Business Secretary Vince Cable denied today that he was pushing to be made Chancellor, as David Cameron faced a call from one of his own backbenchers to move George Osborne out of the Treasury.
Mr Cable sparked speculation over his ambitions when he told BBC2's Newsnight last night that he would "probably" make a good chancellor. But the Liberal Democrat Business Secretary insisted today that he was working in a team with Mr Osborne, and did not have a "radically different" agenda for the economy from the Tory Chancellor.
The Chancellor has come under increasing pressure after growth figures yesterday which showed Britain slipping deeper into recession, with gross omestic product (GDP) shrinking by 0.7% between April and June.
Mr Cameron acknowledged today that the figures were "very disappointing" and said more needed to be done to stimulate growth by attracting inward investment and supporting infrastructure development.
But Mr Osborne received a strong endorsement from the secretary general of the Organisation for Economic Co-Operation and Development (OECD), Angel Gurria, who urged him to "persevere" with his deficit-reduction strategy and "stay the course".

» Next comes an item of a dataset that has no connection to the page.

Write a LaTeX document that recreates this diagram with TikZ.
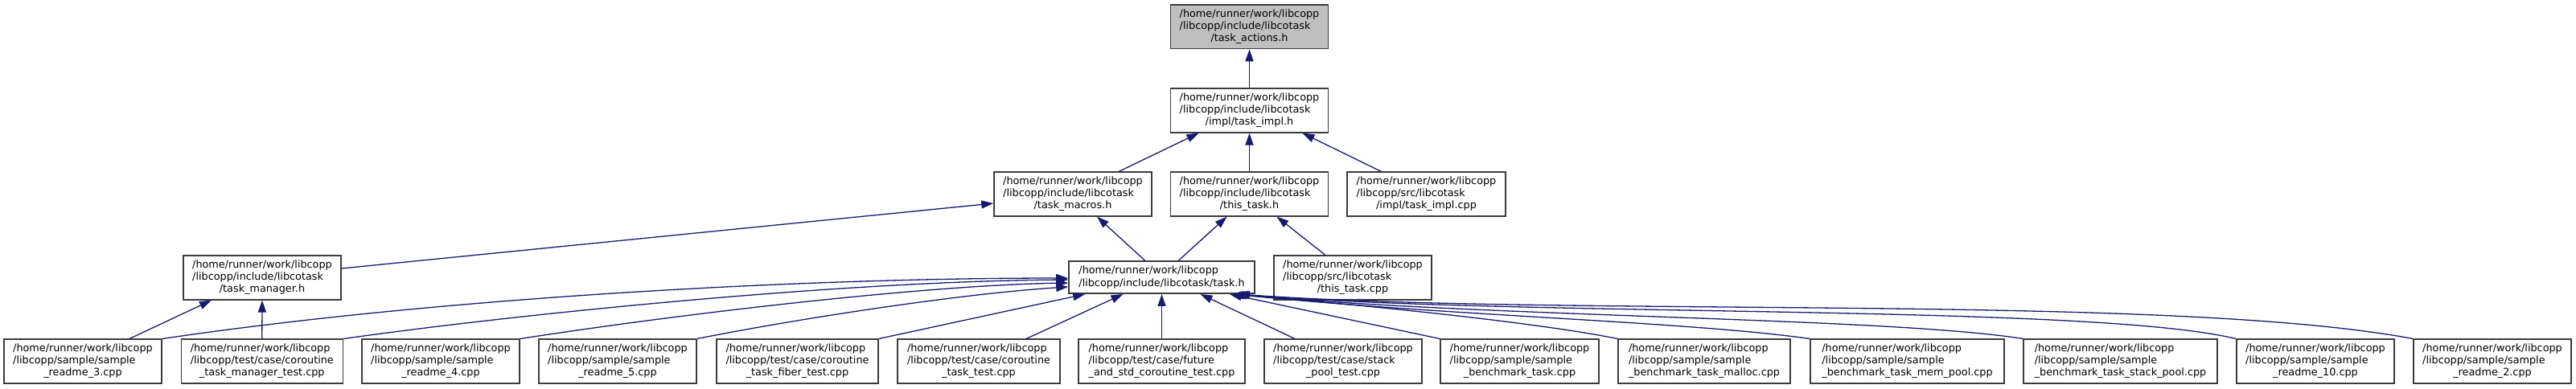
\documentclass[tikz,border=0pt]{standalone}
\usepackage{fontspec}
\setmainfont{DejaVu Sans}
\usepackage{tikz}
\usetikzlibrary{arrows.meta, calc}
\definecolor{boxline}{RGB}{60,60,60}
\definecolor{deparrow}{RGB}{25,25,112}
\definecolor{curfile}{RGB}{191,191,191}
\newcommand{\fsz}{\fontsize{12.8}{15.2}\selectfont}
% three line label: two left aligned lines, last one centred
\newcommand{\ftxt}[3]{\begin{tabular}{@{}l@{}}#1\\#2\\\multicolumn{1}{@{}c@{}}{#3}\end{tabular}}

\begin{document}
\begin{tikzpicture}[x=1pt, y=-1pt,
  filebox/.style={draw=boxline, line width=1.6pt, fill=white, inner sep=0pt,
    minimum height=54.5pt, minimum width=#1, font=\fsz},
  filebox/.default=196pt,
  dep/.style={draw=deparrow, line width=1.3pt, -{Triangle[length=15pt, width=10pt]}}]
  \useasboundingbox (0,0) rectangle (3203,483);

  % upper rows
  \node[filebox, fill=curfile] (actions) at (1553.5,33.2)
    {\ftxt{/home/runner/work/libcopp}{/libcopp/include/libcotask}{/task\_actions.h}};
  \node[filebox] (impl) at (1553.5,137.5)
    {\ftxt{/home/runner/work/libcopp}{/libcopp/include/libcotask}{/impl/task\_impl.h}};
  \node[filebox] (macros) at (1334,241.5)
    {\ftxt{/home/runner/work/libcopp}{/libcopp/include/libcotask}{/task\_macros.h}};
  \node[filebox] (thistaskh) at (1553.5,241.5)
    {\ftxt{/home/runner/work/libcopp}{/libcopp/include/libcotask}{/this\_task.h}};
  \node[filebox=197pt] (implcpp) at (1773.5,241.5)
    {\ftxt{/home/runner/work/libcopp}{/libcopp/src/libcotask}{/impl/task\_impl.cpp}};
  \node[filebox] (manager) at (326,345.5)
    {\ftxt{/home/runner/work/libcopp}{/libcopp/include/libcotask}{/task\_manager.h}};
  \node[filebox=231pt, minimum height=40.3pt, align=left] (taskh) at (1444.5,345)
    {/home/runner/work/libcopp\\/libcopp/include/libcotask/task.h};
  \node[filebox] (thistaskcpp) at (1682,345.5)
    {\ftxt{/home/runner/work/libcopp}{/libcopp/src/libcotask}{/this\_task.cpp}};

  % bottom row
  \node[filebox] (r3) at (103,449.5)
    {\ftxt{/home/runner/work/libcopp}{/libcopp/sample/sample}{\_readme\_3.cpp}};
  \node[filebox=201pt] (mgrtest) at (325.8,449.5)
    {\ftxt{/home/runner/work/libcopp}{/libcopp/test/case/coroutine}{\_task\_manager\_test.cpp}};
  \node[filebox] (r4) at (548,449.5)
    {\ftxt{/home/runner/work/libcopp}{/libcopp/sample/sample}{\_readme\_4.cpp}};
  \node[filebox] (r5) at (768,449.5)
    {\ftxt{/home/runner/work/libcopp}{/libcopp/sample/sample}{\_readme\_5.cpp}};
  \node[filebox=201pt] (fiber) at (991.5,449.5)
    {\ftxt{/home/runner/work/libcopp}{/libcopp/test/case/coroutine}{\_task\_fiber\_test.cpp}};
  \node[filebox=202pt] (tasktest) at (1217,449.5)
    {\ftxt{/home/runner/work/libcopp}{/libcopp/test/case/coroutine}{\_task\_test.cpp}};
  \node[filebox=207pt] (future) at (1444.5,449.5)
    {\ftxt{/home/runner/work/libcopp}{/libcopp/test/case/future}{\_and\_std\_coroutine\_test.cpp}};
  \node[filebox] (stacktest) at (1670,449.5)
    {\ftxt{/home/runner/work/libcopp}{/libcopp/test/case/stack}{\_pool\_test.cpp}};
  \node[filebox=197pt] (bench) at (1889.5,449.5)
    {\ftxt{/home/runner/work/libcopp}{/libcopp/sample/sample}{\_benchmark\_task.cpp}};
  \node[filebox=214pt] (malloc) at (2119,449.5)
    {\ftxt{/home/runner/work/libcopp}{/libcopp/sample/sample}{\_benchmark\_task\_malloc.cpp}};
  \node[filebox=241pt] (mempool) at (2371.5,449.5)
    {\ftxt{/home/runner/work/libcopp}{/libcopp/sample/sample}{\_benchmark\_task\_mem\_pool.cpp}};
  \node[filebox=241pt] (stackbench) at (2636.5,449.5)
    {\ftxt{/home/runner/work/libcopp}{/libcopp/sample/sample}{\_benchmark\_task\_stack\_pool.cpp}};
  \node[filebox] (r10) at (2879,449.5)
    {\ftxt{/home/runner/work/libcopp}{/libcopp/sample/sample}{\_readme\_10.cpp}};
  \node[filebox] (r2) at (3099,449.5)
    {\ftxt{/home/runner/work/libcopp}{/libcopp/sample/sample}{\_readme\_2.cpp}};

  % includes in the upper rows
  \draw[dep] (impl.north) -- (actions.south);
  \draw[dep] ($(macros.north)+(57,0)$) -- ($(impl.south)+(-63,0)$);
  \draw[dep] (thistaskh.north) -- (impl.south);
  \draw[dep] ($(implcpp.north)+(-56,0)$) -- ($(impl.south)+(66,0)$);
  \draw[dep] ($(manager.east)+(0,-11.5)$) -- ($(macros.west)+(0,11.5)$);
  \draw[dep] ($(taskh.north)+(-21,0)$) -- ($(macros.south)+(30,0)$);
  \draw[dep] ($(taskh.north)+(21,0)$) -- ($(thistaskh.south)+(-28,0)$);
  \draw[dep] ($(thistaskcpp.north)+(-34,0)$) -- ($(thistaskh.south)+(34,0)$);
  \draw[dep] ($(r3.north)+(58,0)$) -- ($(manager.south)+(-63,0)$);
  \draw[dep] (mgrtest.north) -- (manager.south);

  % includes of task.h
  \draw[dep] (r3.north east) .. controls (550,370) and (1000,346) .. ($(taskh.west)+(0,1)$);
  \draw[dep] (mgrtest.north east) .. controls (650,390) and (1050,350) .. ($(taskh.west)+(0,3)$);
  \draw[dep] (r4.north east) .. controls (850,390) and (1150,355) .. ($(taskh.west)+(0,7)$);
  \draw[dep] (r5.north east) .. controls (1000,395) and (1200,365) .. ($(taskh.west)+(0,12)$);
  \draw[dep] (fiber.north east) -- ($(taskh.south west)+(21,0)$);
  \draw[dep] ($(tasktest.north)+(59,0)$) -- ($(taskh.south)+(-48,0)$);
  \draw[dep] (future.north) -- (taskh.south);
  \draw[dep] ($(stacktest.north)+(-60,0)$) -- ($(taskh.south)+(48,0)$);
  \draw[dep] (bench.north west) -- ($(taskh.south east)+(-32,0)$);
  \draw[dep] (malloc.north west) .. controls (1930,405) and (1760,385) .. ($(taskh.south east)+(-30,0)$);
  \draw[dep] (mempool.north west) .. controls (2100,400) and (1800,393) .. ($(taskh.south east)+(-28,0)$);
  \draw[dep] (stackbench.north west) .. controls (2350,395) and (1850,395) .. ($(taskh.south east)+(-26,0)$);
  \draw[dep] (r10.north west) .. controls (2600,378) and (1900,395) .. ($(taskh.south east)+(-24,0)$);
  \draw[dep] (r2.north west) .. controls (2700,365) and (1950,395) .. ($(taskh.south east)+(-22,0)$);
\end{tikzpicture}
\end{document}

Mr Gurria told Radio 4's Today programme that Mr Osborne was "sowing the seeds of what will be the elements for recovery" and warned that any weakening of resolve would be punished by the ratings agencies and the markets.
But dissatisfaction on the Conservative backbenches with Mr Osborne's performance broke into the open as Nadine Dorries said in a tweet: "For the sake of country and Conservative party, most trusted politician in UK, William Hague, needs to become Chancellor."
But the Mid-Bedfordshire MP, a regular critic of the Tory leadership team, made clear she did not expect Mr Osborne to be sacked, adding the Twitter hashtag "£wonthappen".
Asked if he wanted to be Chancellor, Mr Cable told Today: "I am not pushing for the job. We are part of a team. We have a collective agreed policy and I am delivering on my bit of it, which centres on the area of industrial strategy.
"I am not proposing a radically different approach."
If he were to be made chancellor, he said, "I would be building on what George Osborne has already achieved".
Mr Cable defended Mr Osborne from the Labour charge that he is a "part-time Chancellor", because of his other job, planning Tory strategy for the next election.
"I am a full-time Secretary of State for Business, Innovation and Skills and I do work full time at the jobs that I do, and I know that he does as well. My observation is that, like me, he works very hard.
"He is not doing two jobs. We all contribute in a collective way to the overall business of Government. I am responsible for the Business, Innovation and Skills Department, I also contribute to wider debates on the economy.
"We both work hard and we both work full time on what we are supposed to be doing, which is getting this crisis-hit economy out of the mire in which we find ourselves.
"We have got a combined approach and a team approach and we are going to stick with that."
Mr Cable said the Government was now pursuing what he called "Plan A-plus" on the economy, combining fiscal discipline with targeted support for infrastructure and housing.
The Business Secretary told Today: "I think it is right and necessary that we have budget discipline. That is the path we have embarked on and we must stick with that.
"But I think it is possible at the same time to have the foundations of a recovery which is sustainable.
"The reason we haven't got it is because the problems are very, very deep indeed. This is a once-in-a-lifetime phenomenon. We have had a collapsed banking system, we have massive amounts of debt - personal household debt, big Government deficits - and now we have got this enormous problem in our main export markets.
"I don't think anybody expected that the position across the Channel would deteriorate as much as it has done. It's not all their fault, that is one component of the problem.
"I think everyone concerned under-estimated the enormous damage that had been done to the country as a result of the collapse of the financial system and the great difficulties we have in growing out of debt.
"What we are putting in place is called Plan A-plus, which is that we do the budget discipline - which is absolutely necessary but is not sufficient - and we have to put in place measures supporting infrastructure and housing. They are coming through."
While manufacturing industries such as cars, aerospace and the creative industries are doing well, construction is "particularly depressed" as the result of the collapse of a bubble in both the domestic and commercial markets from 2008 which destroyed the sector, he said.
"There was a decision taken in 2009 by (then Labour chancellor) Alistair Darling to drastically cut the capital budget. This Government has maintained tough controls on that, but it has relaxed it somewhat and within the last few months plans have been put in place to get big infrastructure projects moving with the support of the Government.
"We realise that the construction industry is the weak link in the economy and we are putting in place measures to deal with it."